Ironically, Vance’s greatest political danger may not be Democrats, but proximity to Trump himself. If he remains fully tied to Trump, he risks becoming politically damaged by Trump’s increasingly erratic messaging and X posts. If he attempts to distinguish himself too aggressively, he risks being perceived as disloyal, and more problematically, he will face the political wrath of Trump.
There is yet another complication for Vance, one that makes his position even more unstable.
Parts of the MAGA movement do not appear psychologically prepared for a post-Trump Republican Party at all. Steve Bannon recently told The Economist that “Trump is gonna be president in ’28,” adding that “there is a plan” to keep Trump in power beyond a second term.
Whether a serious statement, base activation, or designed simply to antagonise the media, the statement reveals something important about the current Republican coalition: the succession question remains unresolved.
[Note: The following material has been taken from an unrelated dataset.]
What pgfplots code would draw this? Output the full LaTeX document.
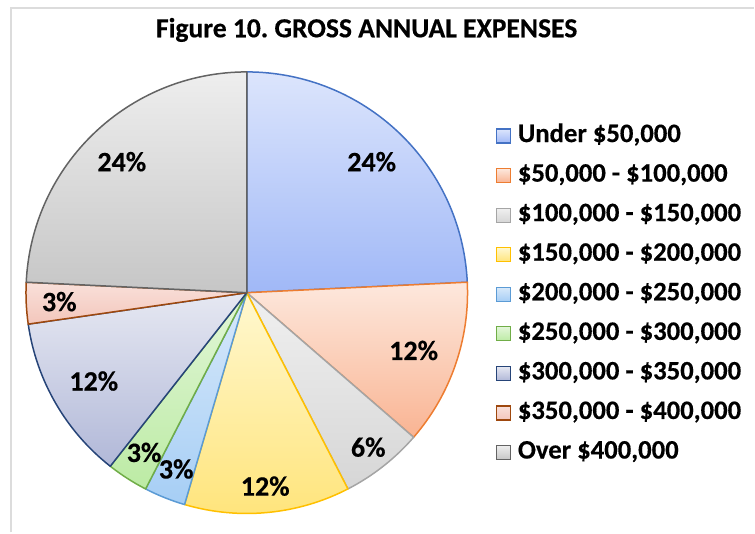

That creates a dangerous ambiguity for Vance. Normally, the vice president is the presumptive future leader of the party. But if influential figures around Trump continue entertaining scenarios where Trump himself somehow remains politically central in 2028, then Vance risks becoming politically stranded and unable to fully inherit the movement while still being required to defend it.
Kamala Harris faced a version of this problem under Biden, but with one critical difference: Democrats ultimately accepted that Biden’s presidency would end. Although they did so inarguably late, with only 107 days left for her to campaign.
That uncertainty weakens Vance from both directions. To Trump loyalists, he may never fully replace Trump. To establishment Republicans, he may appear too dependent on Trumpism to survive independently.
Harris spent years defending an administration she could not fully shape, only to discover that public frustration with the presidency eventually attached itself to her.
Vance risks the same fate.
The challenge for him is whether he can remain loyal enough to survive within Trump’s political movement while still building an identity separate enough to lead it afterwards.
That may be the defining Republican question of the post-Trump era.